Penetapan Aprizal sebagai tersangka didasarkan pada siaran pers Kejari nomor PR-41/L.6.20/Dti.1/06/2025. Dalam siaran pers yang ditandatangani oleh Kepala Seksi Intelijen Kejaksaan Negeri Empat Lawang, Niku Senda, S.H., pada hari yang sama, disebutkan bahwa Aprizal diduga kuat telah mengondisikan Dana Desa (DD). Dana yang seharusnya diperuntukkan bagi kebutuhan dan musyawarah masyarakat desa, justru diarahkan untuk pengadaan APAR yang bukan merupakan prioritas atau permintaan warga.

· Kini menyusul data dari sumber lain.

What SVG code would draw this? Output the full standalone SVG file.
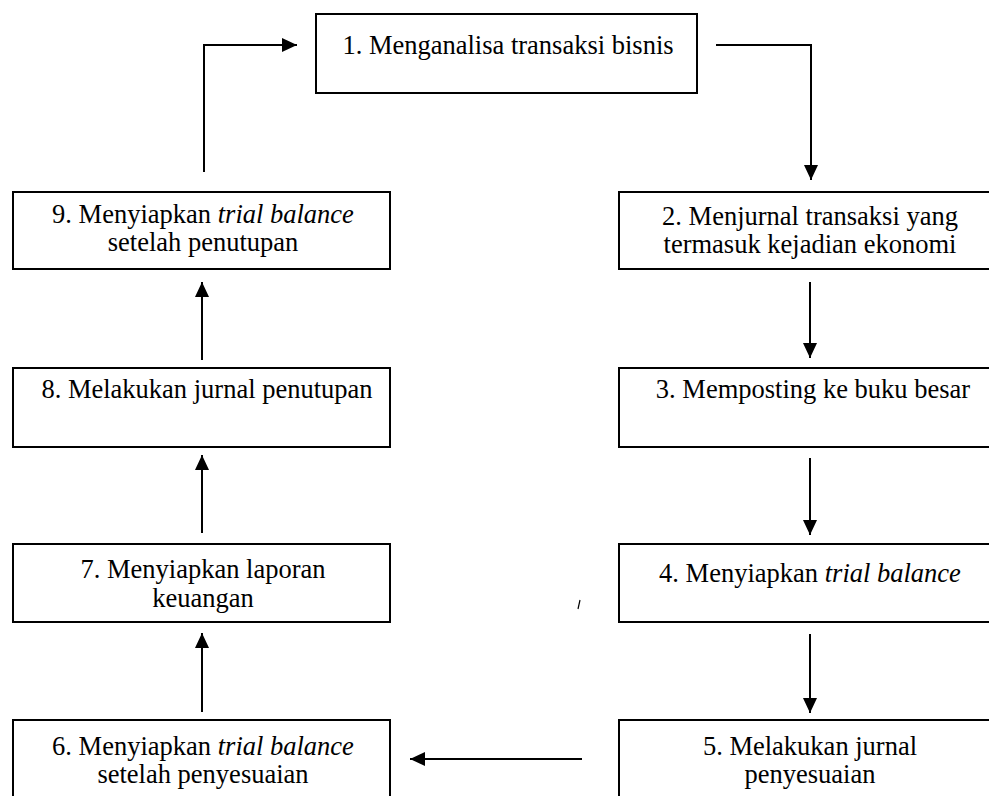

Sehari sebelum penahanannya, Aprizal terlihat di perkantoran Pemkab Empat Lawang, bersamaan dengan pemeriksaan Sekretaris Daerah Fauzan Khoiri Denin sebagai saksi dalam kasus yang sama.
Aprizal kini dijerat dengan Pasal 2 ayat (1), Pasal 3, Pasal 12 huruf E Undang-Undang Republik Indonesia Nomor 31 Tahun 1999 Jo Undang-Undang Republik Indonesia Nomor 20 Tahun 2001 tentang Perubahan Atas Undang-Undang Republik Indonesia Nomor 31 Tahun 1999 Tentang Pemberantasan Tindak Pidana Korupsi jo Pasal 55 Ayat (1) Ke-1 KUHP.
Kasus ini menyoroti lemahnya integritas dan kemandirian kepala desa dalam mengelola dana desa, serta indikasi adanya praktik “proyek titipan” yang merugikan keuangan negara dan masyarakat.